Fold3_Team  ·  Apr 8, 2013

Private First Class Piper was a member of Headquarters Company, 3rd Battalion, 38th Infantry Regiment, 2nd Infantry Division. He was wounded and taken Prisoner of War by the enemy in South Korea on February 13, 1951 and died of those wounds while a prisoner on June 18, 1951. His remains were not recovered. His name is inscribed on the Courts of the Missing at the Honolulu Memorial. Private First Class Piper was awarded the Purple Heart with Oak Leaf Cluster, the Combat Infantryman's Badge, the Prisoner of War Medal, the Korean Service Medal, the United Nations Service Medal, the National Defense Service Medal, the Korean Presidential Unit Citation and the Republic of Korea War Service Medal.

gailwinds1

gailwinds1  ·  Nov 21, 2021

PFC Piper's remains have been identified and returned: The following was reported by NBC on June 2, 2017: Sixty-six years after a soldier died as a prisoner of war during the Korean War, his remains are coming home to South Jersey. The Defense POW/MIA Accounting Agency announced Friday that it had identified the remains of Army Pvt. Walter Piper of Williamstown, Gloucester County, New Jersey.
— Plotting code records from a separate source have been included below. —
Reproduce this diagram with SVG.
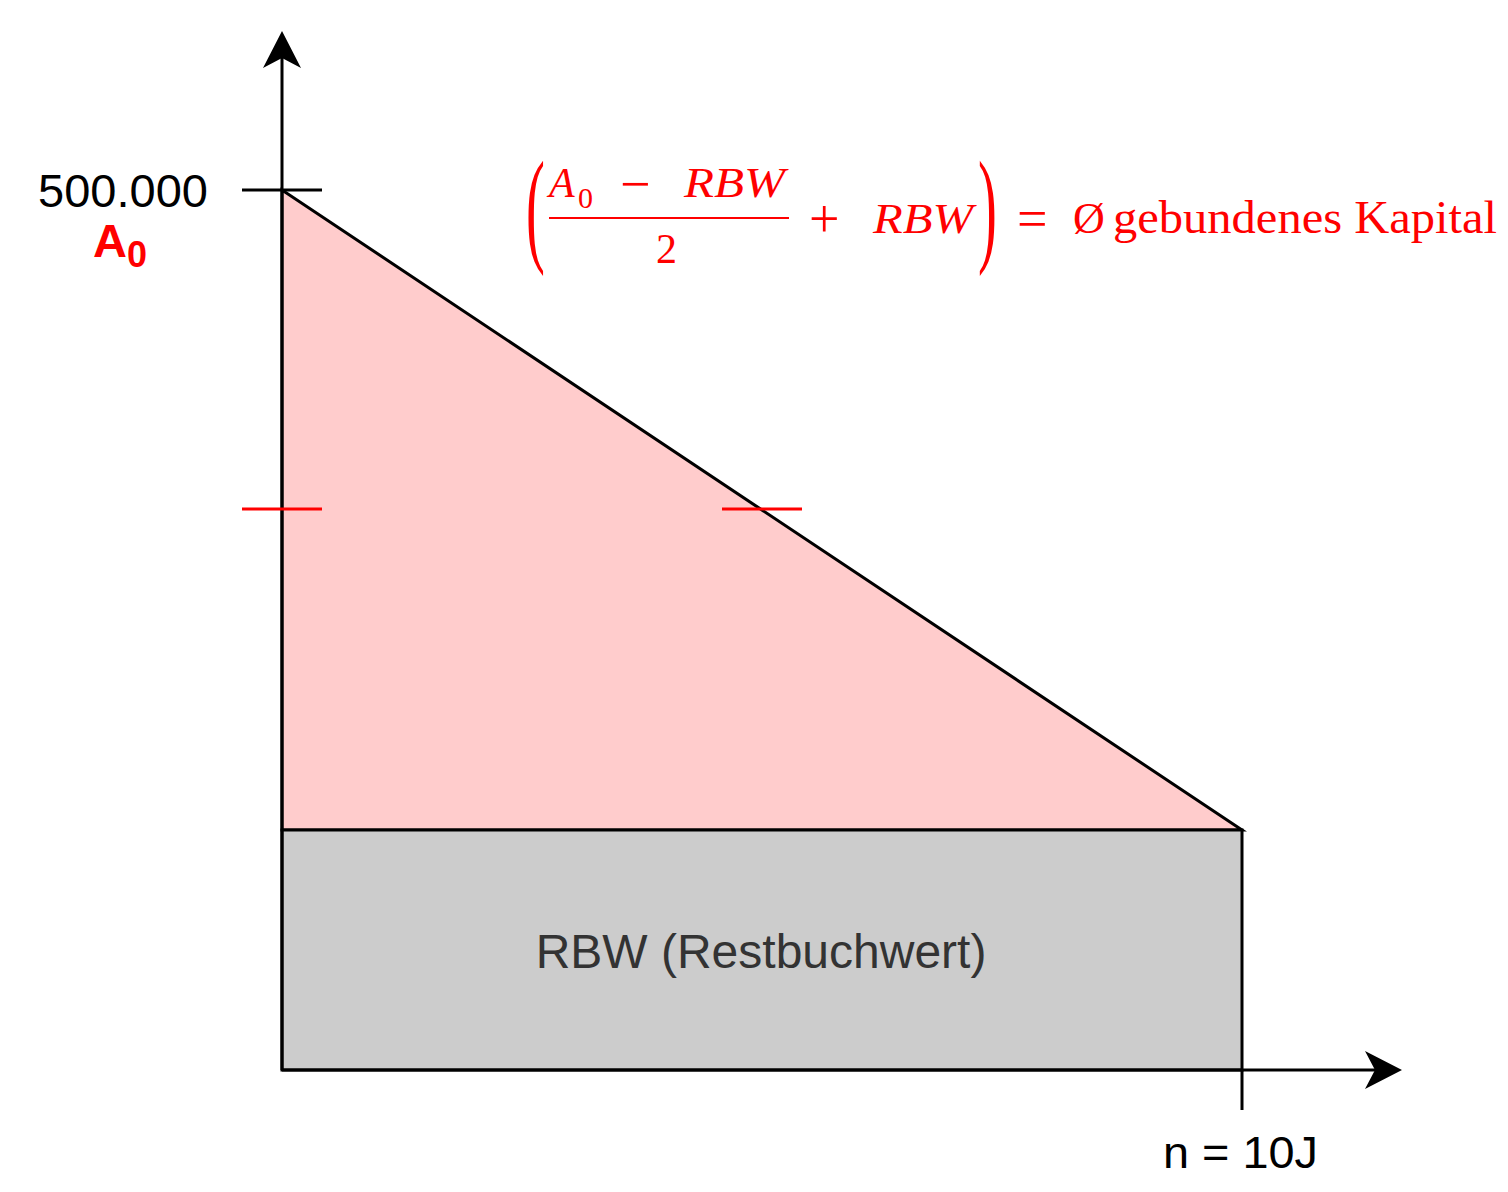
<svg xmlns="http://www.w3.org/2000/svg" width="1508" height="1192" viewBox="0 0 1508 1192">
<style>
.ax{stroke:#000;stroke-width:3;fill:none}
.tk{stroke:#000;stroke-width:3}
.rt{stroke:#FF0000;stroke-width:3}
.lbl{font-family:"Liberation Sans",Arial,sans-serif;fill:#000}
.m{font-family:"Liberation Serif","Times New Roman",serif;fill:#FF0000}
.mi{font-style:italic}
</style>
<defs>
<marker id="arr" viewBox="0 0 37 38" markerWidth="37" markerHeight="38" refX="10" refY="19" orient="auto" markerUnits="userSpaceOnUse">
<path d="M0,0 L37,19 L0,38 L10,19 Z" fill="#000"/>
</marker>
</defs>
<rect width="1508" height="1192" fill="#fff"/>
<g id="triangle">
<polygon points="282,190 282,830 1242,830" fill="#FFCCCC" stroke="#000" stroke-width="3" stroke-linejoin="miter"/>
</g>
<g id="rbw">
<rect x="282" y="830" width="960" height="240" fill="#CCCCCC" stroke="#000" stroke-width="3"/>
<text x="761" y="968" text-anchor="middle" font-family="Liberation Sans,Arial,sans-serif" font-size="48" fill="#333333">RBW (Restbuchwert)</text>
</g>
<g id="connectors">
<line class="ax" x1="282" y1="1070" x2="282" y2="58" marker-end="url(#arr)"/>
<line class="ax" x1="282" y1="1070" x2="1375" y2="1070" marker-end="url(#arr)"/>
<line class="tk" x1="242" y1="190" x2="322" y2="190"/>
<line class="tk" x1="1242" y1="1070" x2="1242" y2="1110"/>
<line class="rt" x1="242" y1="509" x2="322" y2="509"/>
<line class="rt" x1="722" y1="509" x2="802" y2="509"/>
</g>
<g id="label-500">
<text class="lbl" x="208" y="207" text-anchor="end" font-size="47">500.000</text>
</g>
<g id="label-a0">
<text x="93" y="257" font-family="Liberation Sans,Arial,sans-serif" font-weight="bold" font-size="47" fill="#FF0000">A<tspan font-size="36" dy="10">0</tspan></text>
</g>
<g id="label-n">
<text class="lbl" x="1163" y="1168" font-size="44" textLength="155" lengthAdjust="spacingAndGlyphs">n = 10J</text>
</g>
<g id="formula">
<text class="m" x="0" y="0" font-size="126" transform="translate(526,249) scale(0.45,1)">(</text>
<text class="m mi" x="549" y="197" font-size="42">A</text>
<text class="m" x="578" y="208" font-size="30">0</text>
<text class="m" x="620" y="202" font-size="54">−</text>
<text class="m mi" x="684" y="197" font-size="42" textLength="101" lengthAdjust="spacingAndGlyphs">RBW</text>
<line x1="549" y1="218" x2="789" y2="218" stroke="#FF0000" stroke-width="2"/>
<text class="m" x="656" y="263" font-size="42">2</text>
<text class="m" x="809" y="237" font-size="54">+</text>
<text class="m mi" x="873" y="233" font-size="42" textLength="100" lengthAdjust="spacingAndGlyphs">RBW</text>
<text class="m" x="0" y="0" font-size="126" transform="translate(978,249) scale(0.45,1)">)</text>
<text class="m" x="1017" y="237" font-size="54">=</text>
<text class="m" x="1073" y="233" font-size="44">Ø</text>
<text class="m" x="1113" y="233" font-size="46" textLength="384" lengthAdjust="spacingAndGlyphs">gebundenes Kapital</text>
</g>
</svg>
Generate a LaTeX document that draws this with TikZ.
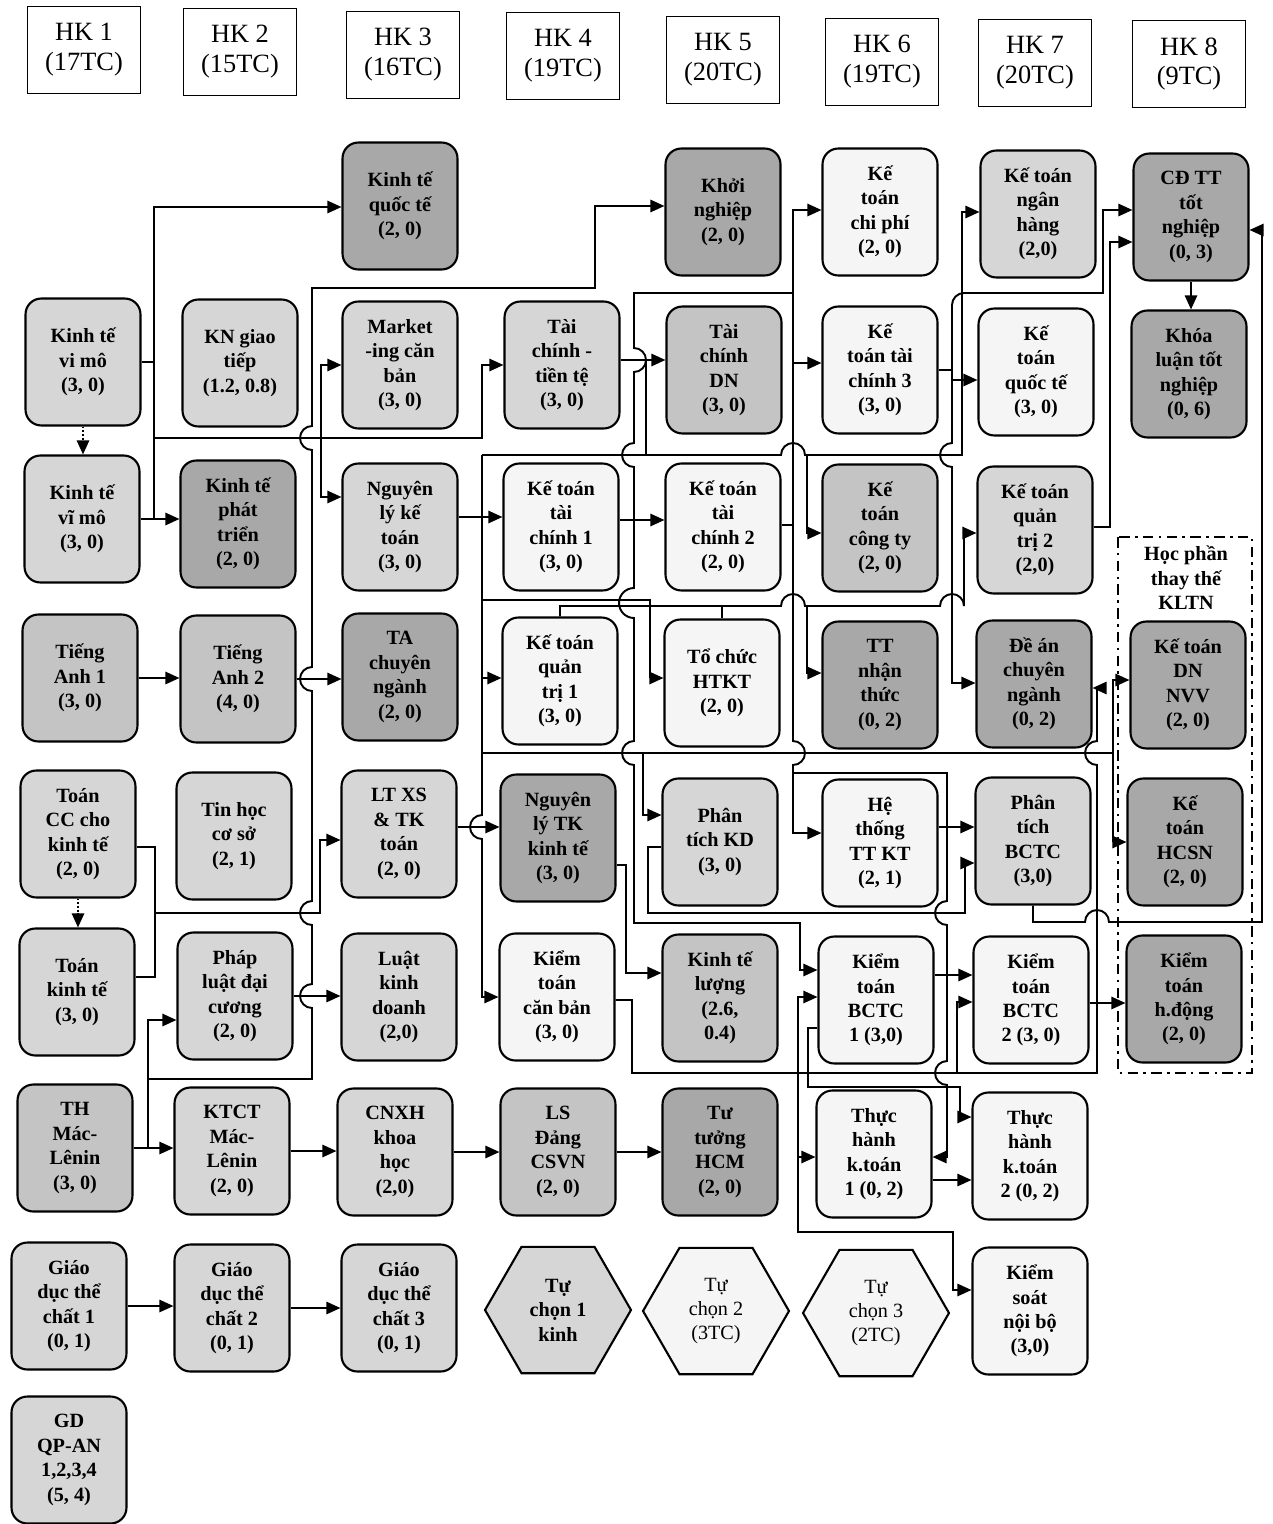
\documentclass[tikz,border=0pt]{standalone}
\usepackage{fontspec}
\setmainfont{Liberation Serif}
\usetikzlibrary{arrows.meta,shapes.geometric}
\definecolor{pale}{gray}{0.96}
\definecolor{lite}{gray}{0.84}
\definecolor{midg}{gray}{0.77}
\definecolor{deep}{gray}{0.66}

\begin{document}
\begin{tikzpicture}[x=0.02cm, y=-0.02cm,
  ln/.style={line width=1.1pt},
  ar/.style={ln, -{Triangle[length=8pt,width=7pt]}},
  dar/.style={ar, densely dotted},
  course/.style={draw, line width=1.2pt, rounded corners=9pt, minimum width=2.3cm,
                 minimum height=2.54cm, align=center, inner sep=2pt,
                 font=\bfseries\fontsize{11.5}{13.9}\selectfont},
  wbox/.style={course, fill=pale},
  lbox/.style={course, fill=lite},
  mbox/.style={course, fill=midg},
  dbox/.style={course, fill=deep},
  hexbox/.style={draw, line width=1.2pt, regular polygon, regular polygon sides=6,
                 minimum size=2.92cm, inner sep=0pt, align=center,
                 font=\bfseries\fontsize{11.5}{13.9}\selectfont},
  hkbox/.style={draw, line width=1pt, minimum width=2.26cm, minimum height=1.74cm,
                align=center, font=\fontsize{15}{17}\selectfont},
  hopdl/.style={insert path={arc[start angle=90,end angle=270,radius=0.24cm]}},
  hopdlb/.style={insert path={arc[start angle=90,end angle=270,radius=0.3cm]}},
  hopdr/.style={insert path={arc[start angle=90,end angle=-90,radius=0.24cm]}},
  hopul/.style={insert path={arc[start angle=270,end angle=90,radius=0.24cm]}},
  hopr/.style={insert path={arc[start angle=180,end angle=0,radius=0.24cm]}}
]
\path[use as bounding box, fill=white] (0,0) rectangle (1273,1524);

% semesters
\node[hkbox] (hk1) at (84,50) {HK 1\\(17TC)};
\node[hkbox] (hk2) at (240,52) {HK 2\\(15TC)};
\node[hkbox] (hk3) at (403,55) {HK 3\\(16TC)};
\node[hkbox] (hk4) at (563,56) {HK 4\\(19TC)};
\node[hkbox] (hk5) at (723,60) {HK 5\\(20TC)};
\node[hkbox] (hk6) at (882,62) {HK 6\\(19TC)};
\node[hkbox] (hk7) at (1035,63) {HK 7\\(20TC)};
\node[hkbox] (hk8) at (1189,64) {HK 8\\(9TC)};

% courses
\node[dbox] (ktqt) at (400,206) {Kinh tế\\quốc tế\\(2, 0)};
\node[dbox] (kn) at (723,212) {Khởi\\nghiệp\\(2, 0)};
\node[wbox] (ktcp) at (880,212) {Kế\\toán\\chi phí\\(2, 0)};
\node[lbox] (ktnh) at (1038,214) {Kế toán\\ngân\\hàng\\(2,0)};
\node[dbox] (cdtt) at (1191,217) {CĐ TT\\tốt\\nghiệp\\(0, 3)};

\node[lbox] (kvm) at (83,362) {Kinh tế\\vi mô\\(3, 0)};
\node[lbox] (kngt) at (240,363) {KN giao\\tiếp\\(1.2, 0.8)};
\node[lbox] (mkt) at (400,365) {Market\\-ing căn\\bản\\(3, 0)};
\node[lbox] (tctt) at (562,365) {Tài\\chính -\\tiền tệ\\(3, 0)};
\node[mbox] (tcdn) at (724,370) {Tài\\chính\\DN\\(3, 0)};
\node[wbox] (kttc3) at (880,370) {Kế\\toán tài\\chính 3\\(3, 0)};
\node[wbox] (ktqte) at (1036,372) {Kế\\toán\\quốc tế\\(3, 0)};
\node[dbox] (kltn) at (1189,374) {Khóa\\luận tốt\\nghiệp\\(0, 6)};

\node[lbox] (kvimo) at (82,519) {Kinh tế\\vĩ mô\\(3, 0)};
\node[dbox] (ktpt) at (238,524) {Kinh tế\\phát\\triển\\(2, 0)};
\node[lbox] (nlkt) at (400,527) {Nguyên\\lý kế\\toán\\(3, 0)};
\node[wbox] (kttc1) at (561,527) {Kế toán\\tài\\chính 1\\(3, 0)};
\node[wbox] (kttc2) at (723,527) {Kế toán\\tài\\chính 2\\(2, 0)};
\node[mbox] (ktcty) at (880,528) {Kế\\toán\\công ty\\(2, 0)};
\node[lbox] (ktqt2) at (1035,530) {Kế toán\\quản\\trị 2\\(2,0)};

\node[mbox] (ta1) at (80,678) {Tiếng\\Anh 1\\(3, 0)};
\node[mbox] (ta2) at (238,679) {Tiếng\\Anh 2\\(4, 0)};
\node[dbox] (tacn) at (400,677) {TA\\chuyên\\ngành\\(2, 0)};
\node[wbox] (ktqt1) at (560,681) {Kế toán\\quản\\trị 1\\(3, 0)};
\node[wbox] (tchtkt) at (722,683) {Tổ chức\\HTKT\\(2, 0)};
\node[dbox] (ttnt) at (880,685) {TT\\nhận\\thức\\(0, 2)};
\node[dbox] (dacn) at (1034,684) {Đề án\\chuyên\\ngành\\(0, 2)};
\node[dbox] (ktdn) at (1188,685) {Kế toán\\DN\\NVV\\(2, 0)};

\node[lbox] (toancc) at (78,834) {Toán\\CC cho\\kinh tế\\(2, 0)};
\node[lbox] (tinhoc) at (234,836) {Tin học\\cơ sở\\(2, 1)};
\node[lbox] (ltxs) at (399,834) {LT XS\\\& TK\\toán\\(2, 0)};
\node[dbox] (nltk) at (558,838) {Nguyên\\lý TK\\kinh tế\\(3, 0)};
\node[lbox] (ptkd) at (720,842) {Phân\\tích KD\\(3, 0)};
\node[wbox] (httt) at (880,843) {Hệ\\thống\\TT KT\\(2, 1)};
\node[lbox] (ptbctc) at (1033,841) {Phân\\tích\\BCTC\\(3,0)};
\node[dbox] (kthcsn) at (1185,842) {Kế\\toán\\HCSN\\(2, 0)};

\node[lbox] (toankt) at (77,992) {Toán\\kinh tế\\(3, 0)};
\node[lbox] (pldc) at (235,996) {Pháp\\luật đại\\cương\\(2, 0)};
\node[lbox] (lkd) at (399,997) {Luật\\kinh\\doanh\\(2,0)};
\node[wbox] (ktcb) at (557,997) {Kiểm\\toán\\căn bản\\(3, 0)};
\node[mbox] (ktl) at (720,998) {Kinh tế\\lượng\\(2.6,\\0.4)};
\node[wbox] (ktbctc1) at (876,1000) {Kiểm\\toán\\BCTC\\1 (3,0)};
\node[wbox] (ktbctc2) at (1031,1000) {Kiểm\\toán\\BCTC\\2 (3, 0)};
\node[dbox] (kthd) at (1184,999) {Kiểm\\toán\\h.động\\(2, 0)};

\node[mbox] (thmac) at (75,1148) {TH\\Mác-\\Lênin\\(3, 0)};
\node[lbox] (ktct) at (232,1151) {KTCT\\Mác-\\Lênin\\(2, 0)};
\node[lbox] (cnxh) at (395,1152) {CNXH\\khoa\\học\\(2,0)};
\node[mbox] (lsd) at (558,1152) {LS\\Đảng\\CSVN\\(2, 0)};
\node[dbox] (tthcm) at (720,1152) {Tư\\tưởng\\HCM\\(2, 0)};
\node[wbox] (th1) at (874,1154) {Thực\\hành\\k.toán\\1 (0, 2)};
\node[wbox] (th2) at (1030,1156) {Thực\\hành\\k.toán\\2 (0, 2)};

\node[lbox] (gdtc1) at (69,1306) {Giáo\\dục thể\\chất 1\\(0, 1)};
\node[lbox] (gdtc2) at (232,1308) {Giáo\\dục thể\\chất 2\\(0, 1)};
\node[lbox] (gdtc3) at (399,1308) {Giáo\\dục thể\\chất 3\\(0, 1)};
\node[hexbox, fill=lite] (tc1) at (558,1310) {Tự\\chọn 1\\kinh};
\node[hexbox, fill=pale, font=\fontsize{11.5}{13.9}\selectfont] (tc2) at (716,1311) {Tự\\chọn 2\\(3TC)};
\node[hexbox, fill=pale, font=\fontsize{11.5}{13.9}\selectfont] (tc3) at (876,1313) {Tự\\chọn 3\\(2TC)};
\node[wbox] (ksnb) at (1030,1311) {Kiểm\\soát\\nội bộ\\(3,0)};

\node[lbox] (gdqp) at (69,1460) {GD\\QP-AN\\1,2,3,4\\(5, 4)};

% thesis substitutes
\node[align=center, font=\bfseries\fontsize{11.5}{13.9}\selectfont] (hptt) at (1186,578) {Học phần\\thay thế\\KLTN};
\draw[ln, dash pattern=on 6pt off 3pt on 1.5pt off 3pt] (1118,537) rectangle (1252,1073);

% micro / macro economics
\draw[dar] (kvm.south) -- (kvm.south |- kvimo.north);
\draw[ln] (kvm.east) -- (154,362);
\draw[ar] (154,519) |- (ktqt.west |- 0,207);
\draw[ar] (kvimo.east) -- (ktpt.west |- kvimo.east);
\draw[ar] (154,438) -| (482,365) -- (tctt.west);
\draw[ar] (321,438) |- (mkt.west);
\draw[ar] (321,438) |- (nlkt.west |- 0,497);

% political theory line
\draw[ar] (thmac.east) -- (ktct.west |- thmac.east);
\draw[ar] (148,1148) |- (pldc.west |- 0,1020);
\draw[ar] (148,1079) -- (312,1079) -- (312,1008) [hopul] -- (312,925) [hopul]
  -- (312,691) [hopul] -- (312,450) [hopul] -- (312,288) -| (595,206) -- (kn.west |- 0,206);

% languages, maths, law
\draw[ar] (ta1.east) -- (ta2.west |- ta1.east);
\draw[ar] (ta2.east) -- (tacn.west |- ta2.east);
\draw[dar] (toancc.south) -- (toancc.south |- toankt.north);
\draw[ln] (toancc.east |- 0,847) -| (155,977) -- (toankt.east |- 0,977);
\draw[ar] (155,913) -| (320,840) -- (ltxs.west |- 0,840);
\draw[ar] (pldc.east) -- (lkd.west |- pldc.east);
\draw[ar] (ktct.east) -- (cnxh.west |- ktct.east);
\draw[ar] (cnxh.east) -- (lsd.west |- cnxh.east);
\draw[ar] (lsd.east) -- (tthcm.west |- lsd.east);
\draw[ar] (gdtc1.east) -- (gdtc2.west |- gdtc1.east);
\draw[ar] (gdtc2.east) -- (gdtc3.west |- gdtc2.east);

% accounting principles
\draw[ar] (nlkt.east |- 0,517) -- (kttc1.west |- 0,517);
\draw[ar] (ltxs.east |- 0,827) -- (nltk.west |- 0,827);
\draw[ar] (482,455) -- (482,815) [hopdl] -- (482,997) -- (ktcb.west |- 0,997);
\draw[ar] (482,678) -- (ktqt1.west |- 0,678);
\draw[ar] (482,600) -| (650,678) -- (tchtkt.west |- 0,678);
\draw[ar] (482,753) -- (1085,753) -- (1113,753) |- (ktdn.west |- 0,680);
\draw[ar] (1113,753) |- (kthcsn.west |- 0,842);
\draw[ar] (643,753) |- (ptkd.west |- 0,815);
\draw[ar] (482,455) -- (781,455) [hopr] -- (962,455) |- (ktnh.west |- 0,212);
\draw[ar] (807,455) |- (ktcty.west |- 0,533);
\draw[ln] (tctt.east |- 0,360) -| (646,455);
\draw[ar] (646,360) -- (tcdn.west |- 0,360);

% financial accounting 2
\draw[ln] (kttc2.east |- 0,525) -- (793,525);
\draw[ar] (kttc1.east |- 0,520) -- (kttc2.west |- 0,520);
\draw[ar] (793,293) |- (ktcp.west |- 0,210);
\draw[ar] (793,363) -- (kttc3.west |- 0,363);
\draw[ar] (793,293) -- (793,741) [hopdr] -- (793,833) -- (httt.west |- 0,833);
\draw[ar] (793,293) -- (634,293) -- (634,348) [hopdr] -- (634,443) [hopdl]
  -- (634,588) [hopdlb] -- (634,741) [hopdl] -- (634,923) -| (800,970) -- (ktbctc1.west |- 0,970);
\draw[ar] (793,773) -- (947,773) -- (947,901) [hopdl] -- (947,1061) [hopdl]
  -- (947,1157) -- (th1.east |- 0,1157);
\draw[ar] (httt.east |- 0,827) -- (ptbctc.west |- 0,827);
\draw[ar] (ktbctc1.east |- 0,975) -- (ktbctc2.west |- 0,975);

% management accounting 1, HTKT
\draw[ln] (tchtkt.north) -- (722,606);
\draw[ar] (ktqt1.north) |- (781,606) [hopr] -- (940,606) [hopr] |- (ktqt2.west |- 0,533);
\draw[ar] (807,606) |- (ttnt.west |- 0,673);

% financial accounting 3
\draw[ln] (kttc3.east) -- (952,370);
\draw[ar] (952,305) arc[start angle=180,end angle=90,radius=0.24cm] -| (1103,210) -- (cdtt.west |- 0,210);
\draw[ar] (952,305) -- (952,443) [hopdl] -- (952,683) -- (dacn.west |- 0,683);
\draw[ar] (952,380) -- (ktqte.west |- 0,380);
\draw[ar] (ktqt2.east |- 0,527) -| (1110,242) -- (cdtt.west |- 0,242);
\draw[ar] (cdtt.south) -- (cdtt.south |- kltn.north);

% analysis and auditing
\draw[ar] (ptbctc.south) |- (1085,922) [hopr] -| (1262,230) -- (cdtt.east |- 0,230);
\draw[ar] (ptkd.west |- 0,847) -| (648,913) -| (965,863) -- (ptbctc.west |- 0,863);
\draw[ar] (nltk.east |- 0,865) -| (626,973) -- (ktl.west |- 0,973);
\draw[ar] (ktcb.east |- 0,1000) -| (632,1073) -- (1097,1073) -- (1097,765) [hopul]
  -- (1097,688) -- (dacn.east |- 0,688);
\draw[ar] (957,1073) |- (ktbctc2.west |- 0,1002);
\draw[ar] (798,1073) |- (ktbctc1.west |- 0,997);
\draw[ar] (798,1073) |- (th1.west |- 0,1157);
\draw[ar] (798,1157) |- (953,1232) |- (ksnb.west |- 0,1290);
\draw[ar] (ktbctc1.west |- 0,1028) -| (808,1087) -| (960,1117) -- (th2.west |- 0,1117);
\draw[ar] (th1.east |- 0,1180) -- (th2.west |- 0,1180);
\draw[ar] (ktbctc2.east |- 0,1003) -- (kthd.west |- 0,1003);

\end{tikzpicture}
\end{document}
Piper was just 21 when he went missing when the Headquarters and Headquarters Company, 38th Infantry Regiment, 2nd Infantry Division, supporting Republic of Korea Army attacks against units of the Chinese People’s Volunteer Forces (CPVF) in the village of Hoengsong, an area known as the Central Corridor in South Korea, withdrew and headed toward Wonju, South Korea on Feb. 13, 1951, the DPAA said. "On Dec. 26, 1951, Piper’s name appeared on a list provided by the CPVF and Korean People’s Army (KPA) of allied service members who died while in their custody," the DPAA said in a news release. "Two returning American prisoners of war reported that Piper had died while a prisoner at the Suan Prisoner of War Camp Complex in North Korea. Based off of this information, the Army declared him deceased as of June 18, 1951." Between 1990 and 1994 North Korea returned 208 boxes of commingled human remains from at least 400 U.S. service members who died during the Korean War. Using DNA analysis that matched Piper’s brother, dental records and circumstantial evidence, scientists positively identified Piper’s remains, the DPAA said.